Ravinel sacó del bolsillo una tarjeta postal. Naturalmente, era Luciana quien había tenido aquella idea de enviar unas palabras a Mireya. «Llegare el sábado por la mañana…» Sacudió su estilográfica. El camarero regresaba.

—Dime, Fermín. ¿A cuánto estamos hoy?

—Pues… a cuatro, señor.

—A cuatro… ¡Es verdad! A cuatro. Y eso que lo he estado escribiendo todo el día. ¿No tendrías por casualidad un sello?

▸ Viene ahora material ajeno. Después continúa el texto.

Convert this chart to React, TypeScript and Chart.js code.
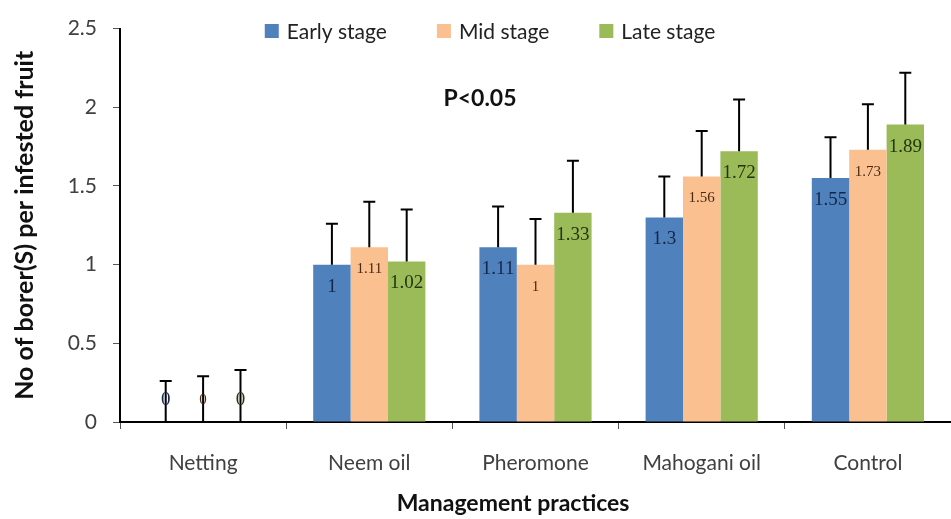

La guía estaba grasienta, manchada por las esquinas. Pero Ravinel ya no era sensible a tales detalles. Buscó el cuadro de los trenes que iban al Mediterráneo. Evidentemente, saldrían de París. ¡Y por tren! ¡Ni hablar de la camioneta! Estaba fascinado con los nombres que su dedo descubría: Dijon, Lyon, todas las ciudades del valle del Ródano… Número 35 —Riviera-Express - Primera y segunda clase - Antibes— 7,44… Había rápidos, como aquél que llegaba hasta Ventimiglia, oíros que pasaban directamente a Italia por Módena. Había trenes con vagón restaurante, otros con coches-camas… Los largos coches-camas azules… Los veía en la humareda de sus cigarrillos. Imaginaba su lento balanceo y la noche en las portezuelas, una noche clara, llena de estrellas, una noche a la que puede mirarse de frente.

El alcohol le llenaba la boca de un gusto de caramelo. En su cabeza había como un rumor de viaje. La puerta giratoria hacía dar vueltas a ramilletes de luz.

—Vamos a cerrar, señor.

Ravinel echa a su vez dinero sobre el velador, desprecia el cambio. Con un ademán, aparta a Fermín, aparta a la cajera, que lo está mirando, aparta el pasado. La puerta lo engulle, lo lanza a la acera. Vacila, se apoya un instante en la pared. Sus pensamientos se oscurecen. Una palabra le acude a los labios, sin motivo: Tipperary. No sabe lo que quiere decir Tipperary. Sonríe con cansancio.